All lines from the beginning of the listing through the line with "const langY = [0.0000773, 0.0000897, 0.0001032];" are to be copied word for word; the pictures are not.

────

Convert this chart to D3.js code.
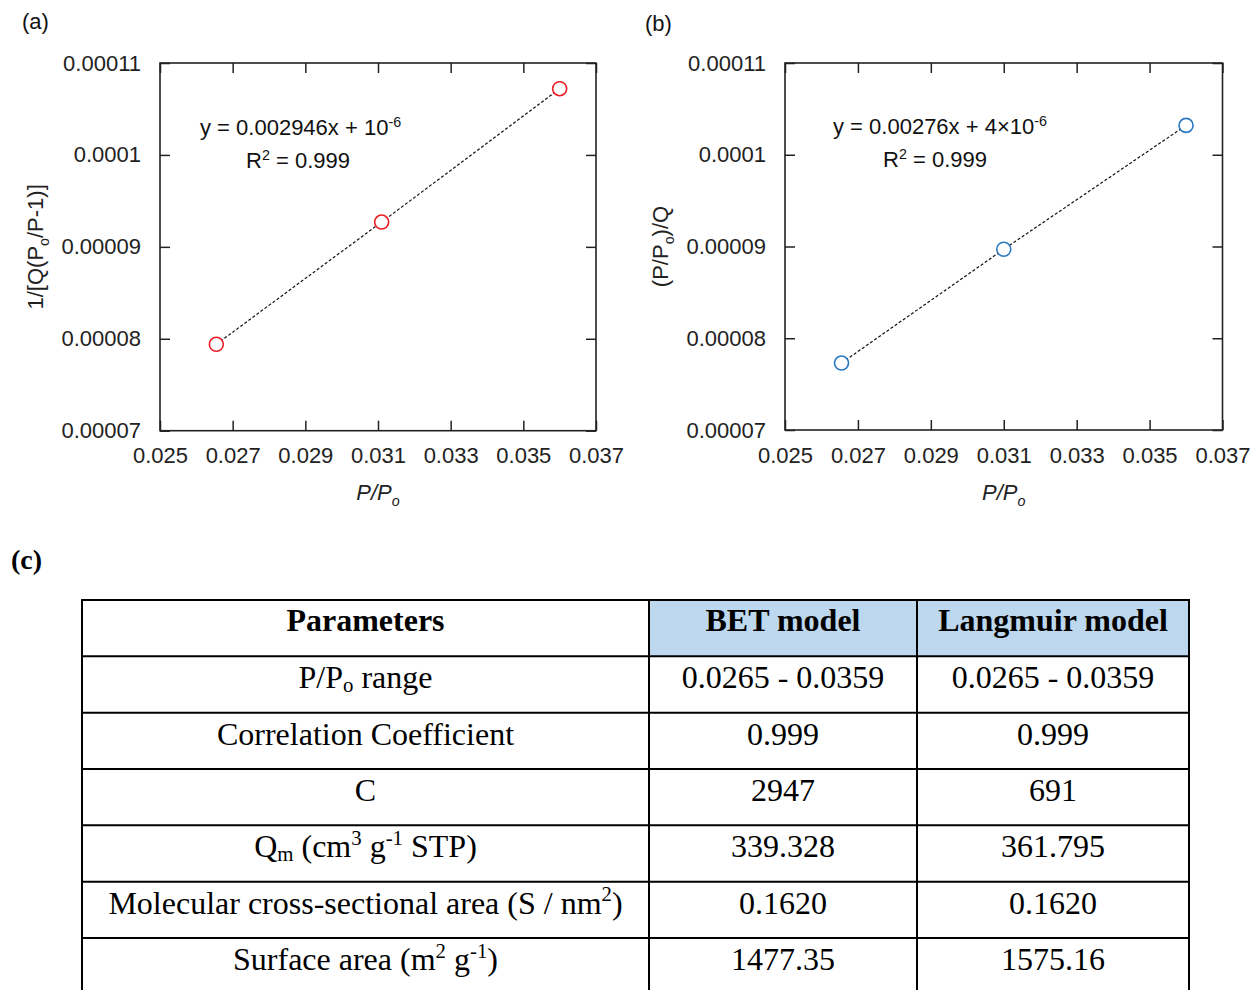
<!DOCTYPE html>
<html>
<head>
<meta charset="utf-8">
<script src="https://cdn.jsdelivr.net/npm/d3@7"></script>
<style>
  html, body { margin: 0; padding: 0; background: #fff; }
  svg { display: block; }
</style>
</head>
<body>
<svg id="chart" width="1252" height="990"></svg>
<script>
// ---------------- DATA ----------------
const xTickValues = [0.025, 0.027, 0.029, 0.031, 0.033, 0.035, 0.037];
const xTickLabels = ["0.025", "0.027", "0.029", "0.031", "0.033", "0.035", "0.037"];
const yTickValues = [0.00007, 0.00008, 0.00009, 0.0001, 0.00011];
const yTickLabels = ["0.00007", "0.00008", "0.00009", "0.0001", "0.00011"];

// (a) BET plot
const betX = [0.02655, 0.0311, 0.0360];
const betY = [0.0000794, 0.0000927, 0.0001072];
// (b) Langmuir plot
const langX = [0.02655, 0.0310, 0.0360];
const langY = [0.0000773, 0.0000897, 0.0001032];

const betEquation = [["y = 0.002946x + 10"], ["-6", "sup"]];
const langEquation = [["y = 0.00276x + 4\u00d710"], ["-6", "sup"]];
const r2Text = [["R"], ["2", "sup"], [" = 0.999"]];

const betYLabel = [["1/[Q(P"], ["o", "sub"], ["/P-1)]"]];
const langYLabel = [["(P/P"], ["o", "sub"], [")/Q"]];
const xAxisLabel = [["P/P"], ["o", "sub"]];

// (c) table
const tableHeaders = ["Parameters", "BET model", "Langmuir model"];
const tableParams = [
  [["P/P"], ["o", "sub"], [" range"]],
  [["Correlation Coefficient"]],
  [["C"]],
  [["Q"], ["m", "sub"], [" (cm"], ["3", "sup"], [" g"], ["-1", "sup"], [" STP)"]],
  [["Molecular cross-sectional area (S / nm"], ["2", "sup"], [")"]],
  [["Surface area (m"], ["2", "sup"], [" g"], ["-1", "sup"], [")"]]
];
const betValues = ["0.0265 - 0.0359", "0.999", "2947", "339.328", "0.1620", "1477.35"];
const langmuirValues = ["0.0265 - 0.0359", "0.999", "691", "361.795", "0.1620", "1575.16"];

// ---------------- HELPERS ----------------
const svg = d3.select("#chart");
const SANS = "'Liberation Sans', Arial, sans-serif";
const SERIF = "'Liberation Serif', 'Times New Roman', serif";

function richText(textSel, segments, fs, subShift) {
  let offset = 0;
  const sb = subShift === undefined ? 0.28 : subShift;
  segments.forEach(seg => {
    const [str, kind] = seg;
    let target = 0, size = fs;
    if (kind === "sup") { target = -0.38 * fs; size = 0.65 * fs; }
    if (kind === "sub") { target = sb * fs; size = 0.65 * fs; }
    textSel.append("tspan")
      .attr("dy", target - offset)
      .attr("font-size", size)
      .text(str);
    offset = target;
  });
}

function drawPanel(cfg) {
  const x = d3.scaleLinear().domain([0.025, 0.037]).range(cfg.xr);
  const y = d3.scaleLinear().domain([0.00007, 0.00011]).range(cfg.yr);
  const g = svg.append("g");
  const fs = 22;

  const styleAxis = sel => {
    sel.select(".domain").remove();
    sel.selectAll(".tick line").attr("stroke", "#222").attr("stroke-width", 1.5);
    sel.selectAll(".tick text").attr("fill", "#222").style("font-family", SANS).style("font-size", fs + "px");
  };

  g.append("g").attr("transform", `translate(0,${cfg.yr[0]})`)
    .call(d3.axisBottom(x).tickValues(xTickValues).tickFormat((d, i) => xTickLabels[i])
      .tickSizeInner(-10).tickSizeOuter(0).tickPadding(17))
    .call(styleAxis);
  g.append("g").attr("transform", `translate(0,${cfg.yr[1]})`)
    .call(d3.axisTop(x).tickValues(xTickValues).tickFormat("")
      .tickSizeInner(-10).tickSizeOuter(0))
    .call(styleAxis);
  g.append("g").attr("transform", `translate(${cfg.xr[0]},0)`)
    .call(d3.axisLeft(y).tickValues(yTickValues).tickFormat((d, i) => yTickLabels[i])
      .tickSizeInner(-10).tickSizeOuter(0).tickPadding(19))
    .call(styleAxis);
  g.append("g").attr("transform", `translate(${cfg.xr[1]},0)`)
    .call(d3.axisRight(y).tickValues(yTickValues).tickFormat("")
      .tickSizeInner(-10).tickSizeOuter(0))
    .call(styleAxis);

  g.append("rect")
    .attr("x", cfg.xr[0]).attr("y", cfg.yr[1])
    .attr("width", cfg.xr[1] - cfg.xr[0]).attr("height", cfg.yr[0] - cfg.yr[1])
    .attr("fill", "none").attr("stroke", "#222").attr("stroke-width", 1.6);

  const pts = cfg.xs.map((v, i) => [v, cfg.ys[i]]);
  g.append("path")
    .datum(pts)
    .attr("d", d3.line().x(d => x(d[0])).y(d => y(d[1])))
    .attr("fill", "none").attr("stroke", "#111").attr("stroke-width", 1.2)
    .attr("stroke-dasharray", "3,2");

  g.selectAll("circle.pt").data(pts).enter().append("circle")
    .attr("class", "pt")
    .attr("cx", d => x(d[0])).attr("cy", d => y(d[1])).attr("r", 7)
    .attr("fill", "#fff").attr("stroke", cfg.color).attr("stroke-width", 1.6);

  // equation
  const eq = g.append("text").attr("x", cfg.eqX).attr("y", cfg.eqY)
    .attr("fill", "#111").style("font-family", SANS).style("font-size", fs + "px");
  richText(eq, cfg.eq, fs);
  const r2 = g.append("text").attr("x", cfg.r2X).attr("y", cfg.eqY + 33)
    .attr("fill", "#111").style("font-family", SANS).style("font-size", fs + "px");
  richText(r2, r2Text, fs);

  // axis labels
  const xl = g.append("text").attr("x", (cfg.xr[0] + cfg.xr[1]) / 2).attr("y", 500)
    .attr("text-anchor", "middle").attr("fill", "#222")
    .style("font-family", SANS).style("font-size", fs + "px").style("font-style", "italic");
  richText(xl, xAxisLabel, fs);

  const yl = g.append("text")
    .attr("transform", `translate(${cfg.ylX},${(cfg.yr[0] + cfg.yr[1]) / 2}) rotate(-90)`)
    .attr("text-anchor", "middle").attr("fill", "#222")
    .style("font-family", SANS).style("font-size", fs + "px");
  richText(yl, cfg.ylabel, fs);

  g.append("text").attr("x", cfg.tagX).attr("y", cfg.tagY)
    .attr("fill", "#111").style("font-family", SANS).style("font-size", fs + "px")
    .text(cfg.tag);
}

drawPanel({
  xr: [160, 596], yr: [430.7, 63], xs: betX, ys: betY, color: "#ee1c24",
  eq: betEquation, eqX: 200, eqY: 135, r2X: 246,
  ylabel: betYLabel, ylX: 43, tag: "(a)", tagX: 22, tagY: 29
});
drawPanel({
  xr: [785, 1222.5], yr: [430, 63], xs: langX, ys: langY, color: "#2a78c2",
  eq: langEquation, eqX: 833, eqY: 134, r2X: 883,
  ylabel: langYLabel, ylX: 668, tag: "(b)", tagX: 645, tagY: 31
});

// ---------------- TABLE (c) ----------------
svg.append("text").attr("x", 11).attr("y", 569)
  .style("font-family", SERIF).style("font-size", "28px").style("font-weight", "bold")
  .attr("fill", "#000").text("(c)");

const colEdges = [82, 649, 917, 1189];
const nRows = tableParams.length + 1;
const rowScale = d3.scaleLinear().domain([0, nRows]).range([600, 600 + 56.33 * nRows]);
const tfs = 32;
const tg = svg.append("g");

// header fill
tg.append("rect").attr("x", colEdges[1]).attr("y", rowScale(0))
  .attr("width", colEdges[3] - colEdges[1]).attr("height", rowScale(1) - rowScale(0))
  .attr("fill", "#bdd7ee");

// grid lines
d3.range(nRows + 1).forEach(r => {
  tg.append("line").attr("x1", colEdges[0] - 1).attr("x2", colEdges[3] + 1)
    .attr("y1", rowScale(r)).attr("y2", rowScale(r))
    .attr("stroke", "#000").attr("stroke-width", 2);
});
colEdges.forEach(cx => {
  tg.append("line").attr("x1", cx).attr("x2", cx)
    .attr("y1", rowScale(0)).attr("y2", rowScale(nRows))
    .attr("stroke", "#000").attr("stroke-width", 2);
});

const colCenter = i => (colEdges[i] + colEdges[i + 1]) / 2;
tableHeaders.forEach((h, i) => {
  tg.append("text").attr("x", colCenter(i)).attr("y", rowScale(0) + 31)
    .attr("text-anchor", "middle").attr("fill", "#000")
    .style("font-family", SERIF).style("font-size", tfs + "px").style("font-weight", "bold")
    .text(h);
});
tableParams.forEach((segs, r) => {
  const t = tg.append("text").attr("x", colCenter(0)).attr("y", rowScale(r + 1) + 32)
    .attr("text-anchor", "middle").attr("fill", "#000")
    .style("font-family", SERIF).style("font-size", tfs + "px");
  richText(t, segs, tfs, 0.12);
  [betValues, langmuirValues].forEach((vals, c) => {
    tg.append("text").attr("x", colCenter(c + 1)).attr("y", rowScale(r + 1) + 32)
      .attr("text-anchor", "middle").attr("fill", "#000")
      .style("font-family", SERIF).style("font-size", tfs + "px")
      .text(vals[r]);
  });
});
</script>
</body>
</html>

────

Output of the exercise ::
Convert this chart to D3.js code.
<!DOCTYPE html>
<html>
<head>
<meta charset="utf-8">
<script src="https://cdn.jsdelivr.net/npm/d3@7"></script>
<style>
  html, body { margin: 0; padding: 0; background: #fff; }
  svg { display: block; }
</style>
</head>
<body>
<svg id="chart" width="1252" height="990"></svg>
<script>
// ---------------- DATA ----------------
const xTickValues = [0.025, 0.027, 0.029, 0.031, 0.033, 0.035, 0.037];
const xTickLabels = ["0.025", "0.027", "0.029", "0.031", "0.033", "0.035", "0.037"];
const yTickValues = [0.00007, 0.00008, 0.00009, 0.0001, 0.00011];
const yTickLabels = ["0.00007", "0.00008", "0.00009", "0.0001", "0.00011"];

// (a) BET plot
const betX = [0.02655, 0.0311, 0.0360];
const betY = [0.0000794, 0.0000927, 0.0001072];
// (b) Langmuir plot
const langX = [0.02655, 0.0310, 0.0360];
const langY = [0.0000773, 0.0000897, 0.0001032];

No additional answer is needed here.